Suddenly, the rain falls in earnest. It pelts our necks, beads on my eyeglasses and drools across the Prom.
But we continue. The moisture has not reached the core of the pile, we reason, as we scuttle across the sand. If we just get the fire started and concentrated and blazing hot, a few drops of rain won’t matter at all, right?
And at least a few hardy Oregon souls and a few outsiders, who may not know better, probably will still show up for the fire … right?
No time to deliberate. We’ve dumped the kindling, we’ve got to get this thing going before our determination turns soggy.
We lug the remaining wood to the pile, and our brisk work and high spirits counter the effects of the storm. I crouch, preparing to pull aside the wet exterior debris like a curtain and ignite the still dry sticks and paper below.
“OK, it’s ready,” my friend says. “Matches.”
“Mmm,” I say. Instinctively I reach for my pockets even though I know I have forgotten, utterly, the most important ingredient in the relatively simple recipe for starting a fire.
Mmm. Matches. They might help a little bit in such a situation. I shrug, hands empty, and we chuckle at the folly of it all.
We tear back toward the Prom, where my better half has been waiting in the rain to greet guests. Fortunately, before we knew about the monsoon, she had thought to grab a matchbook from the kitchen.
We run a relay back to the would-be fire as if handing off the Olympic torch, a bit giddy now despite the lashing rain. Water drips off the tip of my nose as I try to shield the flimsy matchbook, tear one out and strike it.
But so much water abounds from the sky that the abrasive strip of striking material rubs right off the surface of the cardboard. Even though we are not in the frigid Alaskan tundra where our very survival might depend on starting this fire, I think of Jack London.
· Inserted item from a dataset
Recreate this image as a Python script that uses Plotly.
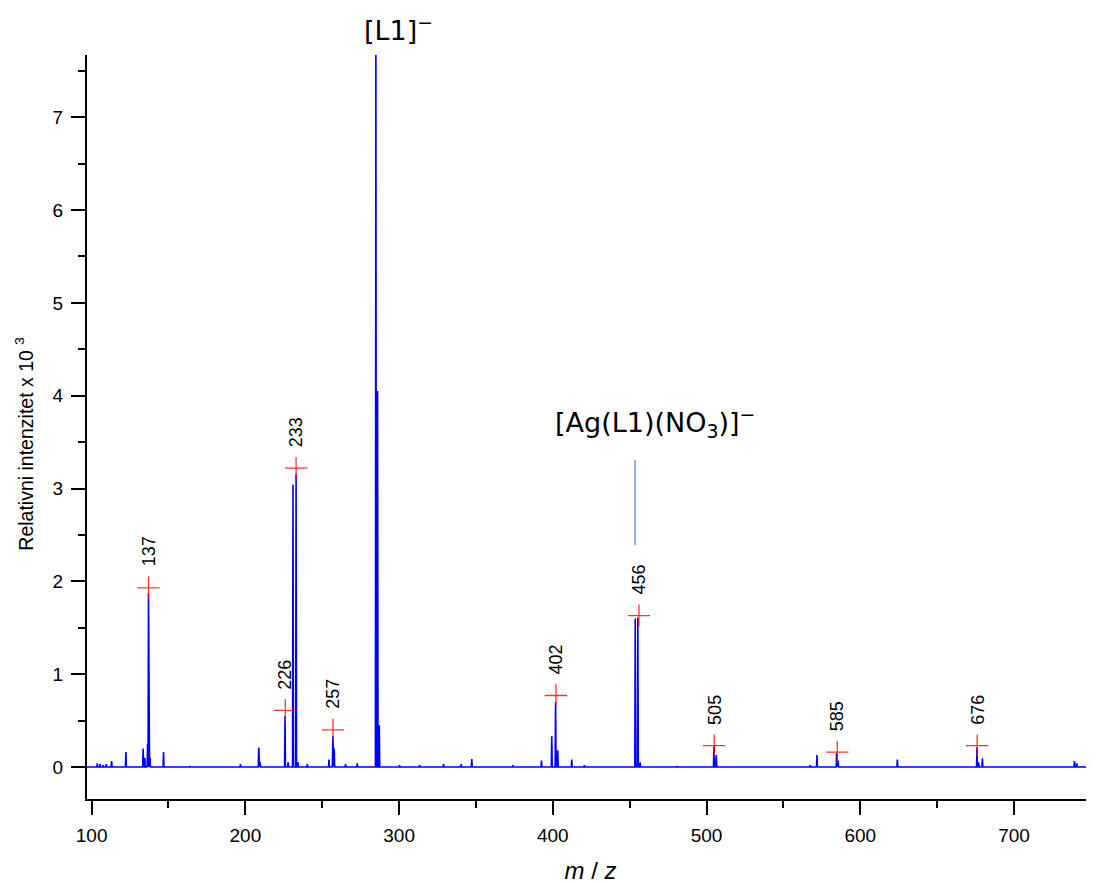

“We defy you,” we yell to the sky, shaking our fists in mock bravado even as the rain pours down.
My pal has a plan. Not far from here lives his mother-in-law, who is far more wise than me in the ways of the North Coast. She, of course, has readily available MAGIC FIRE STICKS, camping matches wrapped individually like bits of candy in waterproof cellophane, and he vaults to retrieve them.
The strike-anywhere matches indeed not only light when moved across the box, they explode like miniature nautical flares, hissing through the cold, damp night as if to spit in the face of adversity. The fury of Prometheus is unleashed at my fingertips.
I have removed my glasses and can see clearly now as the kindling catches flame. We chop victoriously at the old crate and add fuel to the blaze as it crackles to life.
Drenched, we laugh with abandon. Yes! The bonfire is saved, and we have done it. We may not have resorted to rubbing sticks together, but we persisted, and, by golly, we prevailed.
Just about now, of course, the rain gently subsides. The torrent quickly evaporates into an almost balmy summer night.
But the fire, steady as it devours the wood we carefully feed it while other people begin to arrive, seems better for all the work. It has been more sweetly purchased with our sweat and fortitude, and we are warm. At last, we nod, it met its match.
Brad Bolchunos, the south county reporter for The Daily Astorian, tries to tell others to be cautious near campfires where others have improperly disposed of fireworks. But he seldom is sure about what reaction such comments will spark.